自筆証書遺言
「自筆証書遺言」とは、その名の通り、自分だけで遺言書が作成できる最も簡単な方法で、「その全文、日付及び氏名を自書し、これに印を押さなければならない」と、民法968条に規定された遺言方法の一つです。
従来は全文手書きという規定がありましたが、2019年1月13日に制度が改正され、「遺言書に添付する『財産目録』は、パソコンなどの自筆(手書き)でないもので作成できる。」ことになりました。
遺言書に使用する用紙は、一般的には便せんを使用しますが、レポート用紙などに記載しても問題ありません。
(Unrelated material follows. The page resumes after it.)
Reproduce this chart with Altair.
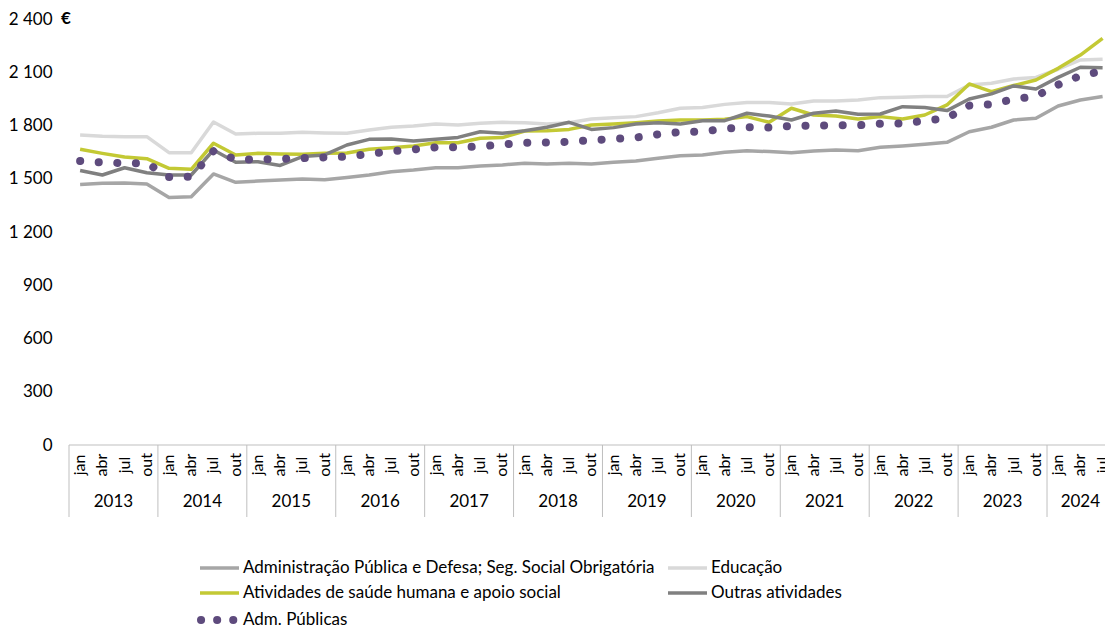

但し、自筆の筆記用具は、消えないように鉛筆以外の万年筆やボールペンを使うようにしましょう。
自筆証書遺言書、作成のポイント
自筆証書遺言書を作成する際のポイント、主に下記になります。
- 作成年月日をきちんと書く
- 遺言は筆記具を使って(財産目録以外は)自分で手書きする必要があります
- 本文は、縦書きでも横書きでも構いません。第三者が見ても明確に意味がわかるようにしましょう
- 遺言書に添付する『財産目録』は、パソコンなどの自筆(手書き)でないもので作成できる
※添付する書類においては、各頁に署名して押印をしなければならない
- 自筆証書遺言の押印は認印でも有効でありますが、一般的には、印鑑登録をしてある実印で押印します
- 拇印は無効ではないが、可能な限り印鑑を押した方がいい
- 録音や録画による遺言は無効となります
- 遺言書に割印は不要です
遺言書は2通以上作成することもできますが、遺言の内容が矛盾していた場合、前の遺言は後の遺言により取り消されることになり、後の遺言の内容が有効となります。
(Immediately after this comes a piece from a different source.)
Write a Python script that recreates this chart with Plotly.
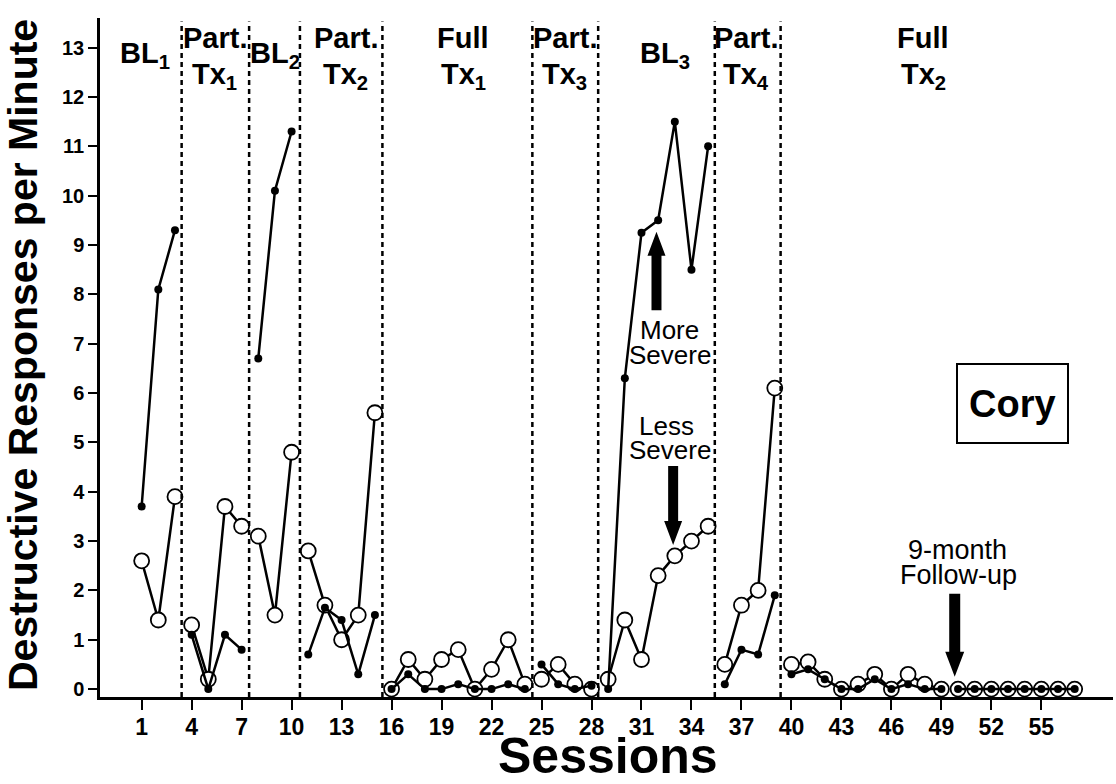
import plotly.graph_objects as go

# ---------------- data ----------------
sessions = list(range(1, 58))

more_severe = [3.7, 8.1, 9.3,
               1.1, 0.0, 1.1, 0.8,
               6.7, 10.1, 11.3,
               0.7, 1.65, 1.4, 0.3, 1.5,
               0.0, 0.3, 0.0, 0.0, 0.1, 0.0, 0.0, 0.1, 0.0,
               0.5, 0.1, 0.0, 0.07,
               0.0, 6.3, 9.25, 9.5, 11.5, 8.5, 11.0,
               0.1, 0.8, 0.7, 1.9,
               0.3, 0.4, 0.2, 0.0, 0.0, 0.2, 0.0, 0.1, 0.0, 0.0,
               0.0, 0.0, 0.0, 0.0, 0.0, 0.0, 0.0, 0.0]

less_severe = [2.6, 1.4, 3.9,
               1.3, 0.2, 3.7, 3.3,
               3.1, 1.5, 4.8,
               2.8, 1.7, 1.0, 1.5, 5.6,
               0.0, 0.6, 0.2, 0.6, 0.8, 0.0, 0.4, 1.0, 0.1,
               0.2, 0.5, 0.1, 0.0,
               0.2, 1.4, 0.6, 2.3, 2.7, 3.0, 3.3,
               0.5, 1.7, 2.0, 6.1,
               0.5, 0.55, 0.2, 0.0, 0.1, 0.3, 0.0, 0.3, 0.1, 0.0,
               0.0, 0.0, 0.0, 0.0, 0.0, 0.0, 0.0, 0.0]

# first session of each connected segment (phases + follow-up)
segment_starts = [1, 4, 8, 11, 16, 25, 29, 36, 40, 50]
phase_lines = [3.4, 7.45, 10.5, 15.45, 24.45, 28.4, 35.4, 39.35]
phase_names = [("BL<sub>1</sub>", None, 1.2), ("Part.", "Tx<sub>1</sub>", 5.4),
               ("BL<sub>2</sub>", None, 9.0), ("Part.", "Tx<sub>2</sub>", 13.25),
               ("Full", "Tx<sub>1</sub>", 20.3), ("Part.", "Tx<sub>3</sub>", 26.4),
               ("BL<sub>3</sub>", None, 32.4), ("Part.", "Tx<sub>4</sub>", 37.3),
               ("Full", "Tx<sub>2</sub>", 47.9)]
x_ticks = list(range(1, 56, 3))
y_ticks = list(range(0, 14))


def segmented(xs, ys):
    ox, oy = [], []
    for x, y in zip(xs, ys):
        if x in segment_starts and ox:
            ox.append(None)
            oy.append(None)
        ox.append(x)
        oy.append(y)
    return ox, oy


FONT = "Liberation Sans, Arial, Helvetica, sans-serif"
fig = go.Figure()

lx, ly = segmented(sessions, less_severe)
fig.add_trace(go.Scatter(
    x=lx, y=ly, mode="lines+markers", name="Less Severe",
    line=dict(color="black", width=2.5),
    marker=dict(symbol="circle", size=15, color="white",
                line=dict(color="black", width=1.8)),
    connectgaps=False, cliponaxis=False))

mx, my = segmented(sessions, more_severe)
fig.add_trace(go.Scatter(
    x=mx, y=my, mode="lines+markers", name="More Severe",
    line=dict(color="black", width=2.5),
    marker=dict(symbol="circle", size=8, color="black"),
    connectgaps=False, cliponaxis=False))

# phase change lines
for xl in phase_lines:
    fig.add_shape(type="line", xref="x", yref="paper", x0=xl, x1=xl, y0=0, y1=0.995,
                  line=dict(color="black", width=2.5, dash="5px,4px"))

# phase labels
for top, bottom, xc in phase_names:
    if bottom is None:
        fig.add_annotation(x=xc, y=0.946, xref="x", yref="paper", text="<b>%s</b>" % top,
                           showarrow=False, font=dict(family=FONT, size=29, color="black"),
                           xanchor="center", yanchor="middle")
    else:
        fig.add_annotation(x=xc, y=0.970, xref="x", yref="paper", text="<b>%s</b>" % top,
                           showarrow=False, font=dict(family=FONT, size=29, color="black"),
                           xanchor="center", yanchor="middle")
        fig.add_annotation(x=xc, y=0.915, xref="x", yref="paper", text="<b>%s</b>" % bottom,
                           showarrow=False, font=dict(family=FONT, size=29, color="black"),
                           xanchor="center", yanchor="middle")

# text labels
def label(text, xpix, ypix, size=25, bold=False):
    t = "<b>%s</b>" % text if bold else text
    fig.add_annotation(x=(xpix - 100) / 1013, y=(697 - ypix) / 679, xref="paper", yref="paper",
                       text=t, showarrow=False, font=dict(family=FONT, size=size, color="black"),
                       xanchor="center", yanchor="middle")

label("More", 669, 330, size=26)
label("Severe", 670, 355, size=26)
label("Less", 666, 426, size=26)
label("Severe", 670, 450, size=26)
label("9-month", 957, 550, size=27)
label("Follow-up", 958, 575, size=27)

# arrows (filled polygons)
def arrow(xc, y_tail, y_tip, shaft_px=10, head_px=18, head_len_px=24):
    hs = shaft_px / 2 / 16.67
    hh = head_px / 2 / 16.67
    sign = 1 if y_tip > y_tail else -1
    yb = y_tip - sign * head_len_px / 49.33
    path = ("M {a},{t} L {b},{t} L {b},{hb} L {c},{hb} L {x},{tip} L {d},{hb} L {e},{hb} L {e},{t} Z"
            .format(a=xc - hs, b=xc + hs, c=xc + hh, d=xc - hh, e=xc - hs, x=xc,
                    t=y_tail, hb=yb, tip=y_tip))
    fig.add_shape(type="path", xref="x", yref="y", path=path,
                  fillcolor="black", line=dict(color="black", width=0))

arrow(31.9, 7.68, 9.27)
arrow(32.9, 4.52, 2.92)
arrow(49.8, 1.93, 0.25, shaft_px=11, head_px=19, head_len_px=25)

# Cory box
fig.add_shape(type="rect", xref="paper", yref="paper",
              x0=(957 - 100) / 1013, x1=(1068 - 100) / 1013,
              y0=(697 - 443) / 679, y1=(697 - 364) / 679,
              line=dict(color="black", width=2), fillcolor="white", layer="below")
label("Cory", 1012, 404, size=38, bold=True)

# axis titles
fig.add_annotation(x=(23 - 100) / 1013, y=(697 - 355) / 679, xref="paper", yref="paper",
                   text="<b>Destructive Responses per Minute</b>", textangle=-90,
                   showarrow=False, font=dict(family=FONT, size=41, color="black"),
                   xanchor="center", yanchor="middle")
fig.add_annotation(x=(608 - 100) / 1013, y=(697 - 756) / 679, xref="paper", yref="paper",
                   text="<b>Sessions</b>", showarrow=False,
                   font=dict(family=FONT, size=50, color="black"),
                   xanchor="center", yanchor="middle")

fig.update_layout(
    width=1116, height=784,
    margin=dict(l=100, r=3, t=18, b=87),
    paper_bgcolor="white", plot_bgcolor="white",
    showlegend=False,
    font=dict(family=FONT, color="black"),
    xaxis=dict(range=[-1.5, 59.3], tickvals=x_ticks, ticks="outside", ticklen=10, tickwidth=2,
               tickcolor="black", showline=True, linewidth=2.5, linecolor="black",
               showgrid=False, zeroline=False, ticklabelstandoff=-2,
               tickfont=dict(family=FONT, size=23, color="black", weight="bold")),
    yaxis=dict(range=[-0.16, 13.6], tickvals=y_ticks, ticks="outside", ticklen=9, tickwidth=2,
               tickcolor="black", showline=True, linewidth=2.5, linecolor="black",
               showgrid=False, zeroline=False,
               tickfont=dict(family=FONT, size=20, color="black", weight="bold")),
)

fig.write_html("out.html", config={"displayModeBar": False},
               post_script="document.body.style.margin='0px';document.body.style.overflow='hidden';")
矛盾する部分以外については前の遺言も有効になりますので、遺言全体を取り消したい場合には前の遺言を破棄しておかなければなりません。
自筆証書遺言書は、手書きで作成できるので費用はかからないため、とても手軽という面がメリットであります。
しかし、相続発生後は、相続人または代理人が各種書類を用意して家庭裁判所へ行き検認を受ける必要があります。
また、遺言書の記載内容が法律で定められた要式が欠けてある場合は、遺言自体が無効になるなどリスクがあります。
内容の不備などによりご家族が辛い思いをしないためにも、法律の専門家である弁護士の助言をもらいながら遺言書作成し、可能なら遺言の執行まで準備しておくことが大切です。
なお、2020年7月10日より施行された「自筆証書遺言書保管制度」を利用することで、遺言書保管官が、民法(民法968条)が規定している自筆証書遺言の方式のとおりに遺言書が書かれているかを確認してくれますので、書式(方式)の不備による遺言の無効を回避することができるようになりました。
また、相続発生後の検認も不要となりますので、自筆証書遺言書の作成をお考えの方は、「自筆証書遺言書保管制度」のご利用をご検討なさってみてください。